Data Preservation Breakthrough: Laser-Etched Glass Could Outlast Humanity

4

For millennia, humans have struggled to preserve knowledge. From clay tablets to paper, every medium degrades. But now, a team at Microsoft Research in Cambridge has developed a data storage method potentially lasting longer than civilization itself : laser-etched glass.

The Problem With Current Storage

Today’s digital data – from scientific findings to personal memories – relies on hard drives, magnetic tapes, and cloud servers. These systems are vulnerable to decay, obsolescence, and even catastrophic events like electromagnetic pulses or data corruption. Every few decades, stored information must be actively copied to new formats; otherwise, it’s lost. This creates a constant race against time and technological change.

How Laser Etching Works

The new method bypasses these limitations by encoding data directly into glass. The process uses a femtosecond laser – firing 10 million pulses per second – to create microscopic, three-dimensional deformations within the glass, known as “voxels.”

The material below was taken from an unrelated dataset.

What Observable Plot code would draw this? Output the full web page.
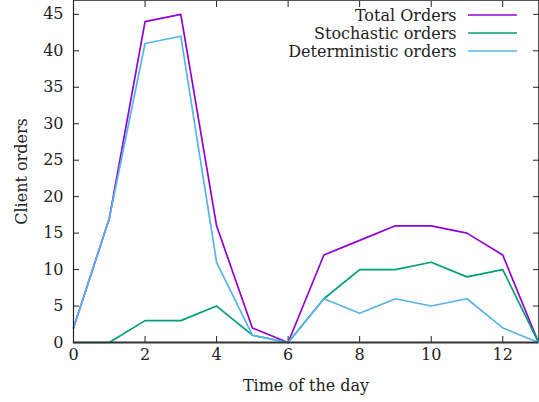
<!DOCTYPE html>
<html><head><meta charset="utf-8">
<script src="https://cdn.jsdelivr.net/npm/d3@7"></script>
<script src="https://cdn.jsdelivr.net/npm/@observablehq/plot@0.6"></script>
<style>body{margin:0;background:#fff}svg{display:block}svg text{font-family:"DejaVu Serif",serif !important}</style>
</head><body><div id="chart"></div>
<script>
const hours = [0,1,2,3,4,5,6,7,8,9,10,11,12,13];
const totalOrders = [2,17,44,45,16,2,0,12,14,16,16,15,12,0];
const stochasticOrders = [0,0,3,3,5,1,0,6,10,10,11,9,10,0];
const deterministicOrders = [2,17,41,42,11,1,0,6,4,6,5,6,2,0];
const seriesNames = ["Total Orders","Stochastic orders","Deterministic orders"];
const seriesColors = ["#9400D3","#009E73","#56B4E9"];
const xTicks = [0,2,4,6,8,10,12];
const yTicks = [0,5,10,15,20,25,30,35,40,45];

const valuesBySeries = [totalOrders, stochasticOrders, deterministicOrders];
const rows = [];
seriesNames.forEach((s, i) => hours.forEach((h, j) => rows.push({series: s, hour: h, value: valuesBySeries[i][j]})));

const chart = Plot.plot({
  width: 539, height: 402,
  marginLeft: 73, marginRight: 1, marginTop: 0, marginBottom: 60,
  style: {fontFamily: "DejaVu Serif", fontSize: "16px", color: "#222", background: "#fff"},
  x: {domain: [0, 13], ticks: xTicks},
  y: {domain: [0, 46.9], ticks: yTicks},
  color: {domain: seriesNames, range: seriesColors},
  marks: [
    Plot.frame({stroke: "#555", strokeWidth: 1}),
    Plot.axisX({ticks: xTicks, tickSize: 0, tickPadding: 6, label: "Time of the day", labelAnchor: "center", labelArrow: "none", labelOffset: 48, fontSize: 16}),
    Plot.axisY({ticks: yTicks, tickSize: 0, tickPadding: 10, label: "Client orders", labelAnchor: "center", labelArrow: "none", labelOffset: 58, fontSize: 16}),
    Plot.axisX({ticks: xTicks, anchor: "bottom", tickSize: -6, text: null, label: null, stroke: "#222"}),
    Plot.axisX({ticks: xTicks, anchor: "top", tickSize: -6, text: null, label: null, stroke: "#222"}),
    Plot.axisY({ticks: yTicks, anchor: "left", tickSize: -6, text: null, label: null, stroke: "#222"}),
    Plot.axisY({ticks: yTicks, anchor: "right", tickSize: -6, text: null, label: null, stroke: "#222"}),
    Plot.line(rows, {x: "hour", y: "value", z: "series", stroke: "series", strokeWidth: 1.7}),
    Plot.ruleY([0], {stroke: "#333", strokeWidth: 2}),
    Plot.ruleX([0], {stroke: "#222", strokeWidth: 1.2}),
    ...seriesNames.map((s, i) => Plot.text([s], {text: d => d, frameAnchor: "top-right", textAnchor: "end", lineAnchor: "middle", dx: -82, dy: 15 + i * 18, fontSize: 16, fill: "#222"}))
  ]
});
// legend line samples
const svg = d3.select(chart);
seriesNames.forEach((s, i) => {
  svg.append("line").attr("x1", 468).attr("x2", 517).attr("y1", 15 + i * 18).attr("y2", 15 + i * 18)
    .attr("stroke", seriesColors[i]).attr("stroke-width", 1.7);
});
document.getElementById("chart").append(chart);
</script></body></html>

  • These voxels act as binary code, representing digital information.
  • The laser can write into hundreds of layers within a 2mm-thick piece of glass.
  • Data is read using an automated microscope that scans the glass for these patterns.

This isn’t just theoretical; researchers have demonstrated the ability to store 4.84 terabytes of data in a single 2mm glass disc, equivalent to roughly two million books. The system is called Project Silica, and findings were published in Nature.

Why This Matters

The implications are significant. Unlike magnetic or optical storage, glass is chemically inert and physically robust. The etched voxels are not affected by temperature fluctuations, humidity, or electromagnetic fields. This makes it ideal for archiving critical information for extremely long periods.

This technology isn’t just about convenience; it’s about ensuring that future generations can access knowledge we deem essential. It represents a fundamental shift in how we think about data preservation, moving from short-term maintenance to truly long-term archiving.

While the cost and speed of writing data are still challenges, the potential for creating a permanent record of human knowledge is unprecedented. If refined, Project Silica could ensure that vital information survives even the collapse of digital infrastructure… or even humanity itself.